Looking lovelier after makeup, today’s transsexual fashion icons could even make orange seem chic. And they apparently come in twos these days. At a glittery dinner at Cherry for Mao PR’s 15th anniversary, transsexual star Amanda Lepore found herself adjacent to Carmen Carrera, the ex-RuPaul’s Drag Race contestant that lensman Steven Meisel has handpicked to be his latest muse. Did Amanda want to rip Carmen’s eyes out? “No,” she told me, giggling. “She’s not a blonde.” Besides, added Amanda, she’s really nice.
Still, they were definitely willing to mock some famous glandular rivalry, so Patrick McMullan put them together for this photo, which loosely homages the immortal 1958 shot of Sophia Loren wryly ogling Jayne Mansfield’s dangling dumplings. Afterwards, Amanda confided to me, “Carmen didn’t know who Jayne Mansfield was, so I told her, ‘She was the blonde who crashed the brunette’s birthday party, and the brunette wasn’t having it’.” Some of the details of that were a little off, but I wasn’t going to play the redhead and complain!
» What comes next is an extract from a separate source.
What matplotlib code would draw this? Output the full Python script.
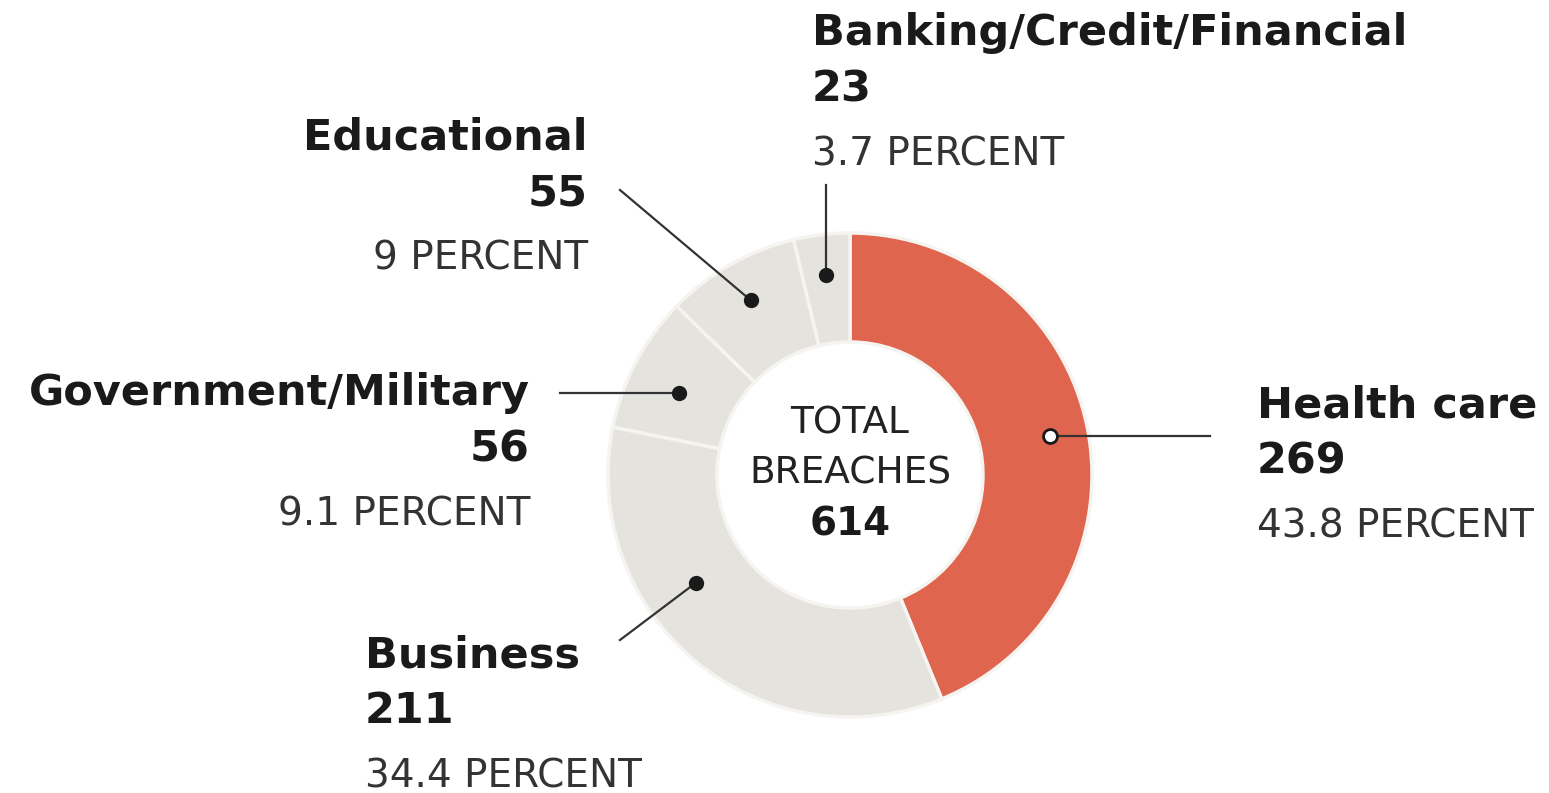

Two nights later, at the Blonds’ head-spinning space-age fashion show, everyone descended on Carrera, who posed for the crews and cooed to me, “I feel like a freshman. I don’t know who anyone is.” Just then, Aussie recording artist Iggy Azalea arrived and everyone knew who she was and descended on her. “Were the VMA’s crazy?” I asked Iggy between photo ops. “The scariest thing was trying not to fall,” she replied—and she hadn’t even been twerking!
I almost plotzed with joy when I spotted drag king Murray Hill in the crowd, though “the hardest working man in show biz” seemed a little dispirited. “Everyone thinks I’m in Orange is the New Black,” griped Murray. “They think we all look alike! And I have a moustache!” Don’t judge a butch by her cover stick.
And finally: All genders mix and percolate in the wonderful FIT (Fashion Institute of Technology) exhibit spanning the history of queer fashion. But at the opening, a familiar face sashayed up to me and confessed, “I have no idea whatsoever what queer style is!” He was one of the style/culture gurus from Queer Eye! Irony is the new orange.